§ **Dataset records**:
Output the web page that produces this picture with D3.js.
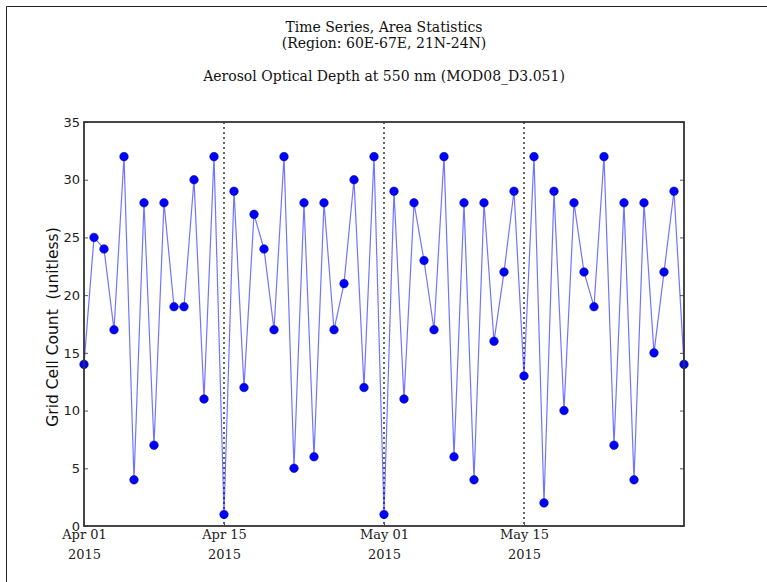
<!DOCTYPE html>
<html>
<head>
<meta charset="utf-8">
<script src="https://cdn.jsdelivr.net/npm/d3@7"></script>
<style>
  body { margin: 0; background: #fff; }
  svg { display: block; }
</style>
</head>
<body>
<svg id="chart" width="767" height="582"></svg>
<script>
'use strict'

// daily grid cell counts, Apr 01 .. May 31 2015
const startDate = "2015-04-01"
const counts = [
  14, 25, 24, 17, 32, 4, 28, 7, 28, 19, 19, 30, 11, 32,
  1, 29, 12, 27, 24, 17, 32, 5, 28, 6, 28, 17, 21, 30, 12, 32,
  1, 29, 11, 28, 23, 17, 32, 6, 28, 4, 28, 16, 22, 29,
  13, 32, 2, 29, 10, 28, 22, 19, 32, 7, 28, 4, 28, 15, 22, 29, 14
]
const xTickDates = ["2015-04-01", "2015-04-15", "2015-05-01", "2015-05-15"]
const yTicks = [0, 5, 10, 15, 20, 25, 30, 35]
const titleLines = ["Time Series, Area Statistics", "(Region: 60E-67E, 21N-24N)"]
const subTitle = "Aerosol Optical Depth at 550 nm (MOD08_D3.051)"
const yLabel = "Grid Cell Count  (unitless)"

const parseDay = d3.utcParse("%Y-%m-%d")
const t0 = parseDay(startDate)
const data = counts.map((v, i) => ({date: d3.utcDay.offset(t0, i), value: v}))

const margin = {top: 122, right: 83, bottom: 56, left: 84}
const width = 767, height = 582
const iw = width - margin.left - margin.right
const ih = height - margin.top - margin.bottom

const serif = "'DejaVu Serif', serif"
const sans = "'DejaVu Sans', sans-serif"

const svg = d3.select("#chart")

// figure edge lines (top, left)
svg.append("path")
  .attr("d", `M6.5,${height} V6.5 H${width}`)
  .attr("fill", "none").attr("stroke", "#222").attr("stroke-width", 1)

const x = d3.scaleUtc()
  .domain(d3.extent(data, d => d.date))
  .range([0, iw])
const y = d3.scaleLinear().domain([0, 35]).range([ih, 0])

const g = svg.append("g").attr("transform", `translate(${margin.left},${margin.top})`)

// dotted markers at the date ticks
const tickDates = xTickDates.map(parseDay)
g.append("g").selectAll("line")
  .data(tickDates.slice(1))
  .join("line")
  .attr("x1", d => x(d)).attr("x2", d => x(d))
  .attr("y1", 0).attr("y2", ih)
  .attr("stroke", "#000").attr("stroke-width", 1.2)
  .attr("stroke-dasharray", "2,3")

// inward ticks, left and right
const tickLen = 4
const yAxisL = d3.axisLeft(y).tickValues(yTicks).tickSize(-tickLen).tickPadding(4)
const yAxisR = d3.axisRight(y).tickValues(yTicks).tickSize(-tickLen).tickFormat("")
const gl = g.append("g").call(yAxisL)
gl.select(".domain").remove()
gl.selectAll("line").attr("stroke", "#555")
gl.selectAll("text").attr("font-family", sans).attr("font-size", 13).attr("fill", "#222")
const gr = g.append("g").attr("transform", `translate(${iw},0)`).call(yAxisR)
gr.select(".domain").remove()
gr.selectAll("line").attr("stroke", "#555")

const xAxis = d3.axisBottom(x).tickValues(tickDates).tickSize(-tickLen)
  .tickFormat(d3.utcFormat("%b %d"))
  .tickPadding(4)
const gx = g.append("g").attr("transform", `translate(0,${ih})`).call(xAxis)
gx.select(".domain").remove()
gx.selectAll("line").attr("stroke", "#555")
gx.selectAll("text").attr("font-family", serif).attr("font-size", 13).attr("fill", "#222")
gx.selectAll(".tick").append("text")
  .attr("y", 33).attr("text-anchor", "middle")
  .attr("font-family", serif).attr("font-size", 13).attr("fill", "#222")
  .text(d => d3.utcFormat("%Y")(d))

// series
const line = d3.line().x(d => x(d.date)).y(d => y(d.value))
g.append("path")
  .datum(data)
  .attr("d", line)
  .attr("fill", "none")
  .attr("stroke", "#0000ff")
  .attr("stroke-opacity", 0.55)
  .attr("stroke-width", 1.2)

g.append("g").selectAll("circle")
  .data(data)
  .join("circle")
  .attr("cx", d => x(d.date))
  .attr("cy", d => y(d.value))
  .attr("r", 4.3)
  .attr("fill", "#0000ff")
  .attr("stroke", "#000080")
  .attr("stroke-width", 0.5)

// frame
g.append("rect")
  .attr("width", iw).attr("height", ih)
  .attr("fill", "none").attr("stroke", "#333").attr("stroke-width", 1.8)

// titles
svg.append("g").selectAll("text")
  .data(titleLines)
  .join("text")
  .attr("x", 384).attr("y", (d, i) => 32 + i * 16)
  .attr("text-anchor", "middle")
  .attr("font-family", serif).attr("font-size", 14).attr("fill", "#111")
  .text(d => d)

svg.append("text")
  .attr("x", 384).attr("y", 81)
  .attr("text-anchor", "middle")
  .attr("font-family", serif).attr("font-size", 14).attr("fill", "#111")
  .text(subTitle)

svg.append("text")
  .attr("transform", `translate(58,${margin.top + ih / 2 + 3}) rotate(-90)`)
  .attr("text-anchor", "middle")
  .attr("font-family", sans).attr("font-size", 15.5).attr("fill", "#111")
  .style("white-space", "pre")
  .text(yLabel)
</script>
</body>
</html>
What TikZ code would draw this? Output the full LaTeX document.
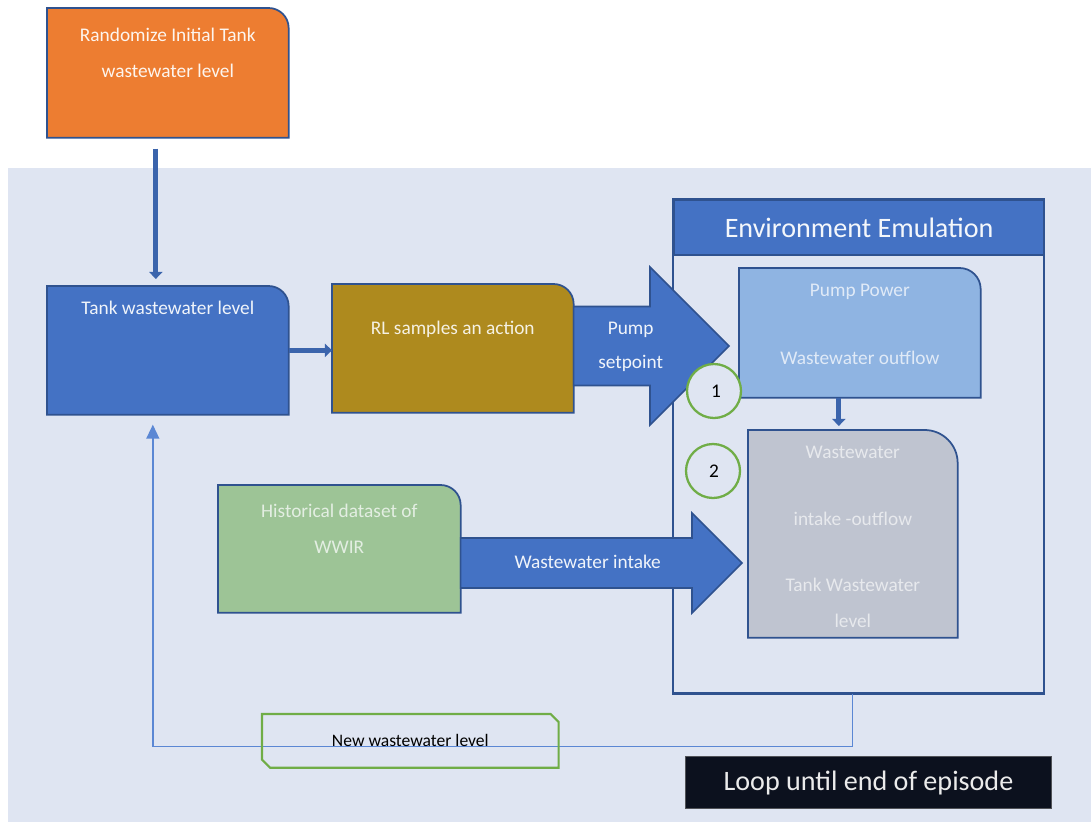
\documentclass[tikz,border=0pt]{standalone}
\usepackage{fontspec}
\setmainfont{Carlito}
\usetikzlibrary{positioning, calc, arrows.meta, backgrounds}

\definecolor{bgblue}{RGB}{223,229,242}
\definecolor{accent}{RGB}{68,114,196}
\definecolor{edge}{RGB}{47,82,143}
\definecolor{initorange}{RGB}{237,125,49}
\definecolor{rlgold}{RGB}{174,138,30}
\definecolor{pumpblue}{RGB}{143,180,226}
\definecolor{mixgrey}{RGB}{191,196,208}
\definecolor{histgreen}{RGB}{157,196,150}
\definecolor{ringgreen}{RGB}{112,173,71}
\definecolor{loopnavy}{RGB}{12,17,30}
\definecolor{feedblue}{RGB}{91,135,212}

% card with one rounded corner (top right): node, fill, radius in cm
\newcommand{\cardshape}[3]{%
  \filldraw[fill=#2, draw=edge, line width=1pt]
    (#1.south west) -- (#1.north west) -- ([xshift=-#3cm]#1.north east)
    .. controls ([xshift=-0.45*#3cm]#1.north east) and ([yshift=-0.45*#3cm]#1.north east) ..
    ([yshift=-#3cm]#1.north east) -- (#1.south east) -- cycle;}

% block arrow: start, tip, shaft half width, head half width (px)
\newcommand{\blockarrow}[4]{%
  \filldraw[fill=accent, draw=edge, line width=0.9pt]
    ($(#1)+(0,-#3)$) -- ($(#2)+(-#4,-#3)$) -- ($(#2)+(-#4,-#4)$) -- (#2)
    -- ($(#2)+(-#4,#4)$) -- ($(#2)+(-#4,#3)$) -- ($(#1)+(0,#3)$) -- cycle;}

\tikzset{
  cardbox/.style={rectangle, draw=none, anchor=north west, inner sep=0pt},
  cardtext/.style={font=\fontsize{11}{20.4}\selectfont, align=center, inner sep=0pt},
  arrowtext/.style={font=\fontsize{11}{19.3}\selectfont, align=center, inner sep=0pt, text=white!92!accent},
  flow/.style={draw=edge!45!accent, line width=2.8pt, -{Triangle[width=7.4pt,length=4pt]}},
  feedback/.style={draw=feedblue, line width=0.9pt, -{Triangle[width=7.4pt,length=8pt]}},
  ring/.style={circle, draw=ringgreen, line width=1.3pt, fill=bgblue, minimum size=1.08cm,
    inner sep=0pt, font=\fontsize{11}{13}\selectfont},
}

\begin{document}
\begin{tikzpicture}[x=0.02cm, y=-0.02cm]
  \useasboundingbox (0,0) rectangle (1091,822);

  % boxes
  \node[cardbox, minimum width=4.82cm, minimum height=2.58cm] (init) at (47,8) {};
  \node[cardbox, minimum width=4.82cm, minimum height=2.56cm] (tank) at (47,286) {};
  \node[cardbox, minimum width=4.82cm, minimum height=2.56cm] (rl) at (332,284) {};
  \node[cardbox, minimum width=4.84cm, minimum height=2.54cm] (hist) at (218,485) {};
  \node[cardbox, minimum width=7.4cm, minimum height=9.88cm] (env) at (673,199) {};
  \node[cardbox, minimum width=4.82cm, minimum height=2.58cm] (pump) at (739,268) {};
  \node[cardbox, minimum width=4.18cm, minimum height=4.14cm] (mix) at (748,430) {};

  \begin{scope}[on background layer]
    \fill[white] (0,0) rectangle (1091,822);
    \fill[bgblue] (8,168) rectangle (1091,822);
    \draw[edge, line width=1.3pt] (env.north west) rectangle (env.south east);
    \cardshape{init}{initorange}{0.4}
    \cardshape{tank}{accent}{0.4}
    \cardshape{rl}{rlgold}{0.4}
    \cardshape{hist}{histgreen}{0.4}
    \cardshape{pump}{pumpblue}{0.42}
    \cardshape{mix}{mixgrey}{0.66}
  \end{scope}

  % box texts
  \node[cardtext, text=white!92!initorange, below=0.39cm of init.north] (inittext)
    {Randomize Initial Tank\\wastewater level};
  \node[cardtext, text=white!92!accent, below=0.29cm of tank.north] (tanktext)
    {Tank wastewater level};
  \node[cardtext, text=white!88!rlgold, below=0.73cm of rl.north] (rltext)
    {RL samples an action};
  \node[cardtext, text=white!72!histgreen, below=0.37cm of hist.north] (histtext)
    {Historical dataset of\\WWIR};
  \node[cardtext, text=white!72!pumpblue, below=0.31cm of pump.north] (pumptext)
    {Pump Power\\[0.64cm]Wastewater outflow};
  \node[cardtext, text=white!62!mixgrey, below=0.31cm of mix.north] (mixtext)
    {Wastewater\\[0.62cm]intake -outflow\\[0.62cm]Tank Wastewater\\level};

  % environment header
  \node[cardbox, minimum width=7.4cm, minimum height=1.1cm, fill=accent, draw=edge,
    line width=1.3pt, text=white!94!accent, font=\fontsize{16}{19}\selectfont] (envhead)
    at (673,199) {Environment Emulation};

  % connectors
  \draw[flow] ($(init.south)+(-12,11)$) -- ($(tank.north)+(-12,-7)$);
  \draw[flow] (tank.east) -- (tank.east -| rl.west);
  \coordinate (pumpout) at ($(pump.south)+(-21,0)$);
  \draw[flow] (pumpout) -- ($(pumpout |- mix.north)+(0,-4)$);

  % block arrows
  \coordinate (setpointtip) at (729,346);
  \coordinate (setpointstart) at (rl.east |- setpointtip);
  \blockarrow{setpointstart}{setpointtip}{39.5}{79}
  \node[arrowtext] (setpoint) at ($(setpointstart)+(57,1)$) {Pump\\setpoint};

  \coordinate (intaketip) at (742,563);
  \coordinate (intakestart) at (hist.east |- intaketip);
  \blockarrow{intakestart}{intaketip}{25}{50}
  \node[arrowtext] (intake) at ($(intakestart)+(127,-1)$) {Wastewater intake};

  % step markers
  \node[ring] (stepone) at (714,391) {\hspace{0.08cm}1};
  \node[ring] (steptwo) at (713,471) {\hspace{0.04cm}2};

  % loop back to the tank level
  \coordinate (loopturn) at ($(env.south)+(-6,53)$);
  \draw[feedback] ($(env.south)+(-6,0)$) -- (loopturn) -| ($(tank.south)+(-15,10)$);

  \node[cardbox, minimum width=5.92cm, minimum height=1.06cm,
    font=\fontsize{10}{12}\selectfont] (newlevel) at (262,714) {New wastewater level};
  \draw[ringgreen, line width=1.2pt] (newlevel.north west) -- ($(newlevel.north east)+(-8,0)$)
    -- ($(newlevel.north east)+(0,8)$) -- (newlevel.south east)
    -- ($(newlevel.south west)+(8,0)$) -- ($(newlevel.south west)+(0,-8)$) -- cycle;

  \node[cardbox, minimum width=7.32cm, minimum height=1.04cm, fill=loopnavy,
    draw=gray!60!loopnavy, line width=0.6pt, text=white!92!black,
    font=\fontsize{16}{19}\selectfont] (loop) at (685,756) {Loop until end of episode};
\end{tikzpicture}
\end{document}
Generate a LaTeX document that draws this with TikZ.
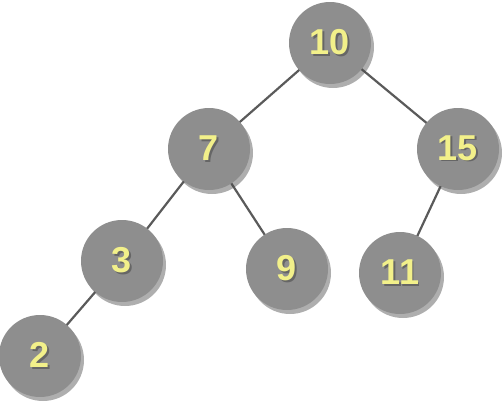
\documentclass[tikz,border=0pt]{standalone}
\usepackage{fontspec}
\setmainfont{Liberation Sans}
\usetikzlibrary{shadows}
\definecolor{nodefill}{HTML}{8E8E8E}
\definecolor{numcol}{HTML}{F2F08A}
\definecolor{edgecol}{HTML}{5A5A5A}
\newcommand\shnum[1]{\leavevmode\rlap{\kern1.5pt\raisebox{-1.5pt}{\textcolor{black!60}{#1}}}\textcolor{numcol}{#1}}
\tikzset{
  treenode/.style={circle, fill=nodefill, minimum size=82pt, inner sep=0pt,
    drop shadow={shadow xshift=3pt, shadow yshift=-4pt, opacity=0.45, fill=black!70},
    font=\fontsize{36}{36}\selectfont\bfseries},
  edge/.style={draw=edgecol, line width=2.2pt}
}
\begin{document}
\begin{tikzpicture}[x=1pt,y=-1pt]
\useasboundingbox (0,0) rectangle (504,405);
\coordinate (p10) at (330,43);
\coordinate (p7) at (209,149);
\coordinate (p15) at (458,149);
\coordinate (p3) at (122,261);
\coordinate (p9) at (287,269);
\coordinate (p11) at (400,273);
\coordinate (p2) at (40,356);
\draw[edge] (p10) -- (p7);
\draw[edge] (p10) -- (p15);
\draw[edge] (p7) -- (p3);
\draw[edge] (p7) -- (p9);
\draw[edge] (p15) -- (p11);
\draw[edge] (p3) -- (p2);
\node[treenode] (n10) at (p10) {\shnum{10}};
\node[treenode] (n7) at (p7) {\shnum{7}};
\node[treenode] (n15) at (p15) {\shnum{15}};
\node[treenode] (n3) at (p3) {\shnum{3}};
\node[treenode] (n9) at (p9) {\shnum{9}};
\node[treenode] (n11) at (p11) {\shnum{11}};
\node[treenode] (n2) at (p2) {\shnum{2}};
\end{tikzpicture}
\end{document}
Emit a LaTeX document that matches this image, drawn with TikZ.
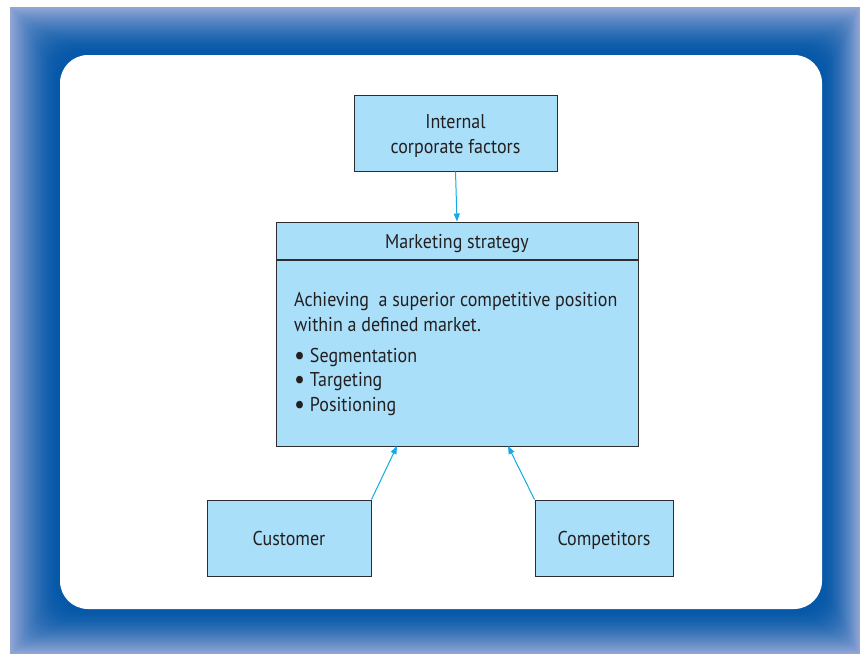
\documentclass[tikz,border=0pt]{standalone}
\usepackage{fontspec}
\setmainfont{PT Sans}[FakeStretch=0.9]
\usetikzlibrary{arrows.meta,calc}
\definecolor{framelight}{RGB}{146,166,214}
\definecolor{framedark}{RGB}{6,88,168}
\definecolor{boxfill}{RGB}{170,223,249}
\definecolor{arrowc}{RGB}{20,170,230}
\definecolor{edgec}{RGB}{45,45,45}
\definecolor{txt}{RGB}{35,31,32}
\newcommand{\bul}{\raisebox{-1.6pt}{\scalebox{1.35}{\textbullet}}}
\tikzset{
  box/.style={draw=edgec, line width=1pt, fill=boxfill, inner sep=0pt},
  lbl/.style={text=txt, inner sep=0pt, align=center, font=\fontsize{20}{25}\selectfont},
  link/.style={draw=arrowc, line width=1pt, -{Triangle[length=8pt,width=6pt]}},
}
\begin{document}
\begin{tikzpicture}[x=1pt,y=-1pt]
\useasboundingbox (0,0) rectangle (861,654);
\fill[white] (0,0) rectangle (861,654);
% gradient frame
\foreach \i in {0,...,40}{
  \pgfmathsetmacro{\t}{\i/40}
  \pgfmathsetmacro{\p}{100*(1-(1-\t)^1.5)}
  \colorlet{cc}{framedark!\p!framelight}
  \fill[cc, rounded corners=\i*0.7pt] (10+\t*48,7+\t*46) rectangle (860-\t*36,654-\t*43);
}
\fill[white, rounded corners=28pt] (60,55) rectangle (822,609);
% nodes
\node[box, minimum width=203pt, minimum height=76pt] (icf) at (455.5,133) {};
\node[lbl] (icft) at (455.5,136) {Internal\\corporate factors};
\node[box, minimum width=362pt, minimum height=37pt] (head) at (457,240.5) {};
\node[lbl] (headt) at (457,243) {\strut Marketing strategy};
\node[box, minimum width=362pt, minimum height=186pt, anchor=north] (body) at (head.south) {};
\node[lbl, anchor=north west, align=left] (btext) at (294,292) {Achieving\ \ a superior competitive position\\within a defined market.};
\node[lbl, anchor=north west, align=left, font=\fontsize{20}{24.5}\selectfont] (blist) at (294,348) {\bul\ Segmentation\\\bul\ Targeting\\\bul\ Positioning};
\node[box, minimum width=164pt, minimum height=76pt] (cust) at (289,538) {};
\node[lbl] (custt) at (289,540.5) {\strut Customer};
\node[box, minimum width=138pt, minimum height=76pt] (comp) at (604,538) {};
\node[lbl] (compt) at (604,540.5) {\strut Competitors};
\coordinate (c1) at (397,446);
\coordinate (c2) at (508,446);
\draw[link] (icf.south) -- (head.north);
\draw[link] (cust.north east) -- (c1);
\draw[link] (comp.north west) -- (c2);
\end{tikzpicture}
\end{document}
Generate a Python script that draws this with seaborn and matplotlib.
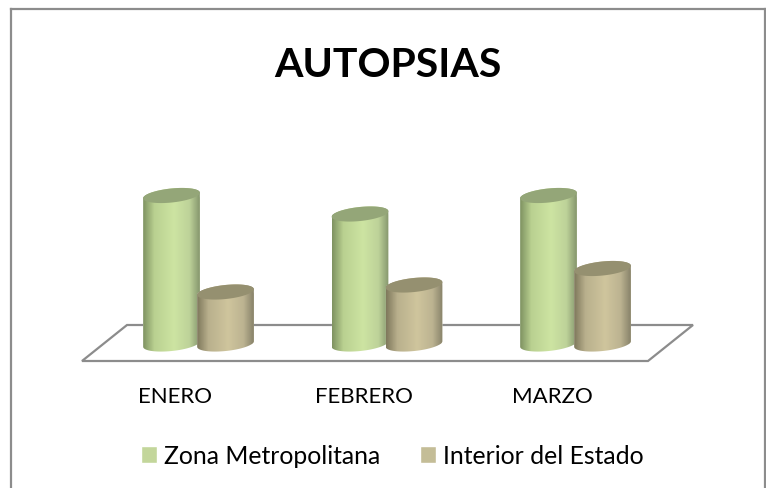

§ **What is being asked**: List every line from the entries above in which "Generate" appears.

§ **Task result**:
Generate a LaTeX document that draws this with TikZ.
Generate a Python script that draws this with seaborn and matplotlib.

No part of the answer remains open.